Na cozinha da associação Aurora Social, em Ponta Delgada, Manuela Bulhão dedica-se há duas décadas "de corpo e alma" à confeção de doces, muitos dos quais já lhe valeram prémios, apesar de ser invisual desde os 21 anos.
Hoje com 58, Manuela Bulhão, invisual devido a um problema hereditário, trabalha na área da cozinha da Aurora Social, associação de promoção de emprego apoiado, em São Miguel (Açores), desde que a instituição abriu, há 21 anos.
"Sou da casa e das mais velhas. Sempre estive na área da cozinha", disse Manuela Bulhão, em declarações à Lusa, contando que foi perdendo a visão gradualmente e atualmente só vê sombras.
Porém, nunca baixou os braços.
"Sempre fui persistente, venho todos os dias da Lomba da Maia [concelho da Ribeira Grande] de transportes públicos e há muitas barreiras, mas nada é impossível. Primeiro há que ganhar a coragem", referiu.

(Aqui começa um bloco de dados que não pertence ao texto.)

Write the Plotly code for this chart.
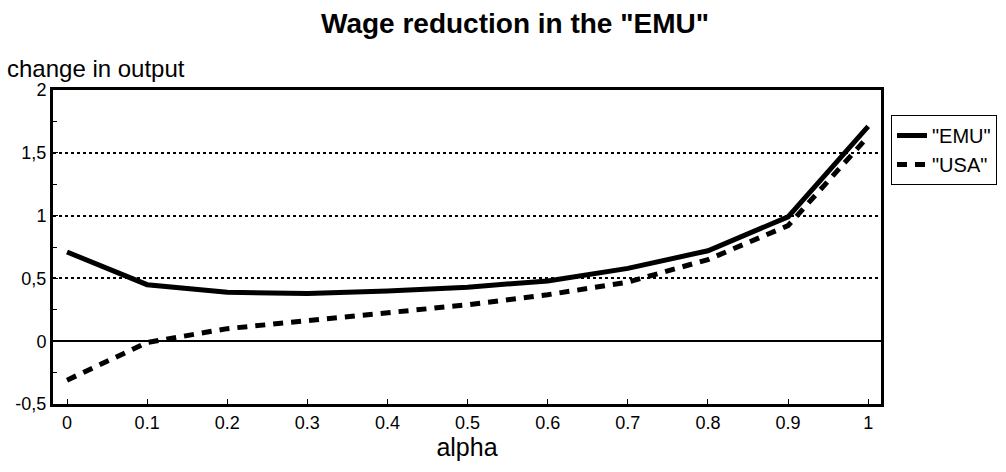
import plotly.graph_objects as go

alpha = [0, 0.1, 0.2, 0.3, 0.4, 0.5, 0.6, 0.7, 0.8, 0.9, 1.0]
emu = [0.71, 0.45, 0.39, 0.38, 0.40, 0.43, 0.48, 0.58, 0.72, 0.99, 1.71]
usa = [-0.31, -0.01, 0.10, 0.16, 0.23, 0.29, 0.37, 0.47, 0.65, 0.92, 1.63]

x_ticks = [0, 0.1, 0.2, 0.3, 0.4, 0.5, 0.6, 0.7, 0.8, 0.9, 1]
x_ticklabels = ["0", "0.1", "0.2", "0.3", "0.4", "0.5", "0.6", "0.7", "0.8", "0.9", "1"]
y_ticks = [-0.5, 0, 0.5, 1, 1.5, 2]
y_ticklabels = ["-0,5", "0", "0,5", "1", "1,5", "2"]

FONT = "Liberation Sans, Arial, sans-serif"

fig = go.Figure()
fig.add_trace(go.Scatter(x=alpha, y=emu, mode="lines", name='"EMU"',
                         line=dict(color="black", width=5)))
fig.add_trace(go.Scatter(x=alpha, y=usa, mode="lines", name='"USA"',
                         line=dict(color="black", width=5, dash="10px,8px")))

L, R, T, B = 53, 881, 90, 404
W, H = 1006, 472

def px(xp):
    return (xp - L) / (R - L)

def py(yp):
    return (B - yp) / (B - T)

fig.update_layout(
    width=W, height=H,
    margin=dict(l=L, r=W - R, t=T, b=H - B, autoexpand=False),
    plot_bgcolor="white", paper_bgcolor="white",
    font=dict(family=FONT, color="black"),
    title=dict(text='<b>Wage reduction in the "EMU"</b>', x=515 / W, xanchor="center",
               y=1 - 23 / H, yanchor="middle", font=dict(size=28, family=FONT)),
    showlegend=True,
    legend=dict(x=px(891), y=py(115), xanchor="left", yanchor="top",
                bordercolor="black", borderwidth=1, bgcolor="white",
                font=dict(size=20, family=FONT), itemwidth=30,
                tracegroupgap=0),
    xaxis=dict(range=[-0.0175, 1.016], tickvals=x_ticks, ticktext=x_ticklabels,
               ticks="inside", ticklen=5, tickcolor="black", tickwidth=1,
               showgrid=False, zeroline=False, automargin=False,
               showline=True, linecolor="black", linewidth=3, mirror=True,
               tickfont=dict(size=18, family=FONT),
               title=dict(text="alpha", font=dict(size=25, family=FONT), standoff=6)),
    yaxis=dict(range=[-0.5, 2], tickvals=y_ticks, ticktext=y_ticklabels,
               ticks="inside", ticklen=5, tickcolor="black", tickwidth=1,
               minor=dict(dtick=0.25, ticks="inside", ticklen=4, tickcolor="black", showgrid=False),
               showgrid=True, gridcolor="black", griddash="dot", gridwidth=1.5,
               zeroline=True, zerolinecolor="black", zerolinewidth=2, automargin=False,
               showline=True, linecolor="black", linewidth=3, mirror=True,
               tickfont=dict(size=18, family=FONT)),
)

fig.add_annotation(text="change in output", xref="paper", yref="paper",
                   x=px(5), y=py(69), xanchor="left", yanchor="middle",
                   showarrow=False, font=dict(size=24, family=FONT))

fig.write_html("out.html", config={"displayModeBar": False},
               post_script="document.body.style.margin='0';document.body.style.overflow='hidden';")
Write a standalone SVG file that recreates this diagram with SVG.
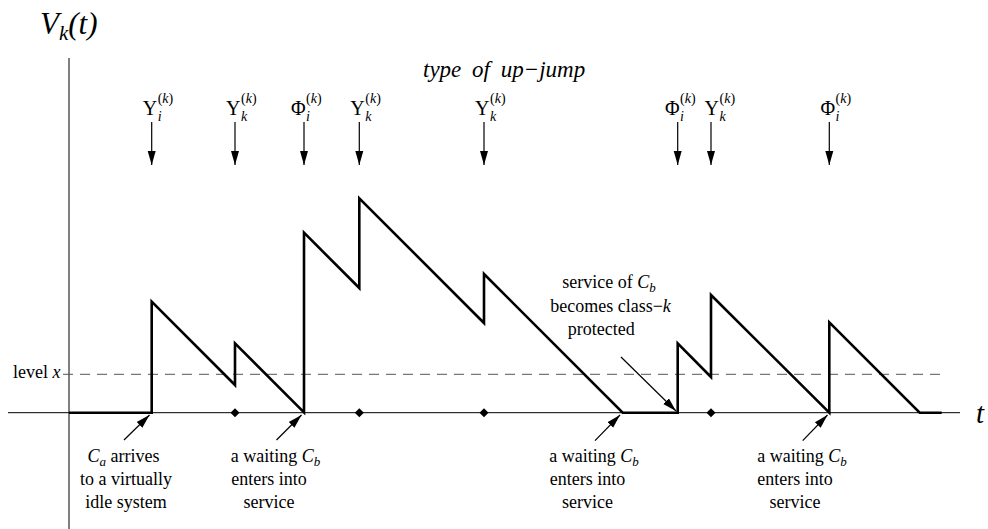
<svg xmlns="http://www.w3.org/2000/svg" width="988" height="529" viewBox="0 0 988 529" font-family="'Liberation Serif', 'DejaVu Serif', serif">
<style>
text{font-family:"Liberation Serif","DejaVu Serif",serif;fill:#000}
.lbl{font-size:18px}
.it{font-style:italic}
.sym{font-size:20px}
.sup{font-size:14px}
.axis{stroke:#000;stroke-width:1;fill:none}
.thin{stroke:#000;stroke-width:1.2;fill:none}
.curve{stroke:#000;stroke-width:2.6;fill:none;stroke-linejoin:miter}
.dash{stroke:#555;stroke-width:1;stroke-dasharray:10 7;fill:none}
</style>
<defs>
<marker id="ah" markerUnits="userSpaceOnUse" markerWidth="16" markerHeight="10" refX="14" refY="5" orient="auto">
<path d="M0,1 L14,5 L0,9 Z" fill="#000"/>
</marker>
</defs>
<rect width="988" height="529" fill="#fff"/>
<g id="axes">
<line class="axis" x1="69" y1="58" x2="69" y2="529"/>
<line class="axis" x1="8" y1="412.7" x2="960" y2="412.7"/>
<line class="dash" x1="63" y1="374.3" x2="941" y2="374.3"/>
<text x="40" y="34" font-size="31" class="it">V<tspan font-size="21" dy="6">k</tspan><tspan dy="-6">(t)</tspan></text>
<text x="976" y="423" font-size="29" class="it">t</text>
<text x="13" y="378.3" class="lbl">level <tspan class="it">x</tspan></text>
</g>
<g id="title">
<text x="423" y="77" font-size="23" class="it" word-spacing="5">type of up−jump</text>
</g>
<g id="curve">
<polyline class="curve" points="69,412.7 151.7,412.7 151.7,301.7 235,385 235,343.3 304,412.3 304,232.7 359.3,288 359.3,198.3 484,323 484,274 622.7,412.7 677.7,412.7 677.7,343.3 711,377 711,295 829.3,412.7 829.3,322.3 919.7,412.7 941.7,412.7"/>
</g>
<g id="diamonds" fill="#000">
<path d="M230.5,412.7 L235,408.2 L239.5,412.7 L235,417.2 Z"/>
<path d="M354.8,412.7 L359.3,408.2 L363.8,412.7 L359.3,417.2 Z"/>
<path d="M479.5,412.7 L484,408.2 L488.5,412.7 L484,417.2 Z"/>
<path d="M706.5,412.7 L711,408.2 L715.5,412.7 L711,417.2 Z"/>
</g>
<g id="connectors">
<line class="thin" x1="151.7" y1="122" x2="151.7" y2="165" marker-end="url(#ah)"/>
<line class="thin" x1="235" y1="122" x2="235" y2="165" marker-end="url(#ah)"/>
<line class="thin" x1="304" y1="122" x2="304" y2="165" marker-end="url(#ah)"/>
<line class="thin" x1="359.3" y1="122" x2="359.3" y2="165" marker-end="url(#ah)"/>
<line class="thin" x1="484" y1="122" x2="484" y2="165" marker-end="url(#ah)"/>
<line class="thin" x1="677.7" y1="122" x2="677.7" y2="165" marker-end="url(#ah)"/>
<line class="thin" x1="711" y1="122" x2="711" y2="165" marker-end="url(#ah)"/>
<line class="thin" x1="829.3" y1="122" x2="829.3" y2="165" marker-end="url(#ah)"/>
<line class="thin" x1="124" y1="440" x2="149.5" y2="415" marker-end="url(#ah)"/>
<line class="thin" x1="276.5" y1="440" x2="301.5" y2="415" marker-end="url(#ah)"/>
<line class="thin" x1="595" y1="440.7" x2="620" y2="415" marker-end="url(#ah)"/>
<line class="thin" x1="802.7" y1="440.7" x2="827.5" y2="415" marker-end="url(#ah)"/>
<line class="thin" x1="621" y1="357" x2="676" y2="411" marker-end="url(#ah)"/>
</g>
<g id="jump-labels">
<g id="j1"><text x="142.7" y="115" class="sym">Υ</text><text x="157.7" y="103" class="sup">(<tspan class="it">k</tspan>)</text><text x="157.7" y="121" class="sup it">i</text></g>
<g id="j2"><text x="226" y="115" class="sym">Υ</text><text x="241" y="103" class="sup">(<tspan class="it">k</tspan>)</text><text x="241" y="121" class="sup it">k</text></g>
<g id="j3"><text x="291" y="115" class="sym">Φ</text><text x="306" y="103" class="sup">(<tspan class="it">k</tspan>)</text><text x="306" y="121" class="sup it">i</text></g>
<g id="j4"><text x="350.3" y="115" class="sym">Υ</text><text x="365.3" y="103" class="sup">(<tspan class="it">k</tspan>)</text><text x="365.3" y="121" class="sup it">k</text></g>
<g id="j5"><text x="475" y="115" class="sym">Υ</text><text x="490" y="103" class="sup">(<tspan class="it">k</tspan>)</text><text x="490" y="121" class="sup it">k</text></g>
<g id="j6"><text x="665" y="115" class="sym">Φ</text><text x="680" y="103" class="sup">(<tspan class="it">k</tspan>)</text><text x="680" y="121" class="sup it">i</text></g>
<g id="j7"><text x="704.5" y="115" class="sym">Υ</text><text x="719.5" y="103" class="sup">(<tspan class="it">k</tspan>)</text><text x="719.5" y="121" class="sup it">k</text></g>
<g id="j8"><text x="820.5" y="115" class="sym">Φ</text><text x="835.5" y="103" class="sup">(<tspan class="it">k</tspan>)</text><text x="835.5" y="121" class="sup it">i</text></g>
</g>
<g id="note-a" class="lbl" text-anchor="middle">
<text x="123.5" y="461.7"><tspan class="it">C</tspan><tspan class="it" font-size="13" dy="4">a</tspan><tspan dy="-4"> arrives</tspan></text>
<text x="126" y="485">to a virtually</text>
<text x="126" y="507.7">idle system</text>
</g>
<g id="note-b1" class="lbl" text-anchor="middle">
<text x="275.5" y="461.7">a waiting <tspan class="it">C</tspan><tspan class="it" font-size="13" dy="4">b</tspan></text>
<text x="269" y="485">enters into</text>
<text x="269" y="507.7">service</text>
</g>
<g id="note-b2" class="lbl" text-anchor="middle">
<text x="594" y="461.7">a waiting <tspan class="it">C</tspan><tspan class="it" font-size="13" dy="4">b</tspan></text>
<text x="587.5" y="485">enters into</text>
<text x="587.5" y="507.7">service</text>
</g>
<g id="note-b3" class="lbl" text-anchor="middle">
<text x="802" y="461.7">a waiting <tspan class="it">C</tspan><tspan class="it" font-size="13" dy="4">b</tspan></text>
<text x="795" y="485">enters into</text>
<text x="795" y="507.7">service</text>
</g>
<g id="note-protect" class="lbl" text-anchor="middle">
<text x="609" y="288.3">service of <tspan class="it">C</tspan><tspan class="it" font-size="13" dy="4">b</tspan></text>
<text x="610.5" y="311.7">becomes class−<tspan class="it">k</tspan></text>
<text x="601.3" y="334.5">protected</text>
</g>
</svg>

Na cozinha da Aurora Social, instituição que confeciona refeições e doçaria para o exterior, Manuela Bulhão partilha o fogão com quatro colegas e faz de tudo um pouco.
"Se é preciso ir para o fogão, vou para o fogão. Se é preciso outras coisas, faço, e se é preciso arranjar peixe, também faço", descreveu, sublinhando que o facto de ser invisual não a impede de fazer nada, até porque conhece "os cantos à casa".
Raramente usa a sua bengala - apenas no trajeto entre a sua residência e a paragem do autocarro e no percurso para o trabalho.
Para Manuela, o principal obstáculo na cozinha "é quando há uma coisa fora dos lugares". Ainda assim, raramente pede ajuda aos colegas.
"Apenas para pesar os ingredientes é que tenho que pedir ajuda, porque em casa tenho uma balança falante. Mas, depois faço o bolo rápido e ligeiro", disse.
Das suas mãos já saíram doces premiados em concursos regionais, com receitas criadas pela própria.
"O primeiro prémio que ganhei foi com o pudim de feijão e depois o pudim de castanhas e ainda o de massa sovada", contou.
Além de pudins, confeciona bombons de nozes, rebuçados de ovos, nozes recheadas e toucinho-do-céu.
"Provo os meus doces, acabo por não os ver, mas é como se os visse sabendo que as pessoas vão gostar daquilo que confeciono. É como se os visse", confessou, explicando que a decoração fica a cargo de uma colega.
Por vezes, "os doces não saem muito bem, mas vou experimentando e é como todas as pessoas", disse, recordando que no caso do premiado pudim de castanhas experimentou "e deu certo".
A cozinheira, natural da Lomba da Maia, adiantou que já está a idealizar novas receitas para novos pudins e bolos, porque gosta de estar "sempre a inovar e a apreender". Os programas televisivos sobre culinária são os seus preferidos.
Por altura do Natal, Manuela Bulhão não tem mãos a medir para dar conta de tantas encomendas que chegam à instituição.
"Mas, eu gosto do que faço. Ainda há quem me pergunte porque vou de tão longe, sem ver, para Ponta Delgada trabalhar e que necessidade tenho de sair de casa. Eu nunca me acomodei em casa e enquanto eu puder saio para trabalhar, nem que seja para ser útil a mim mesma", salientou.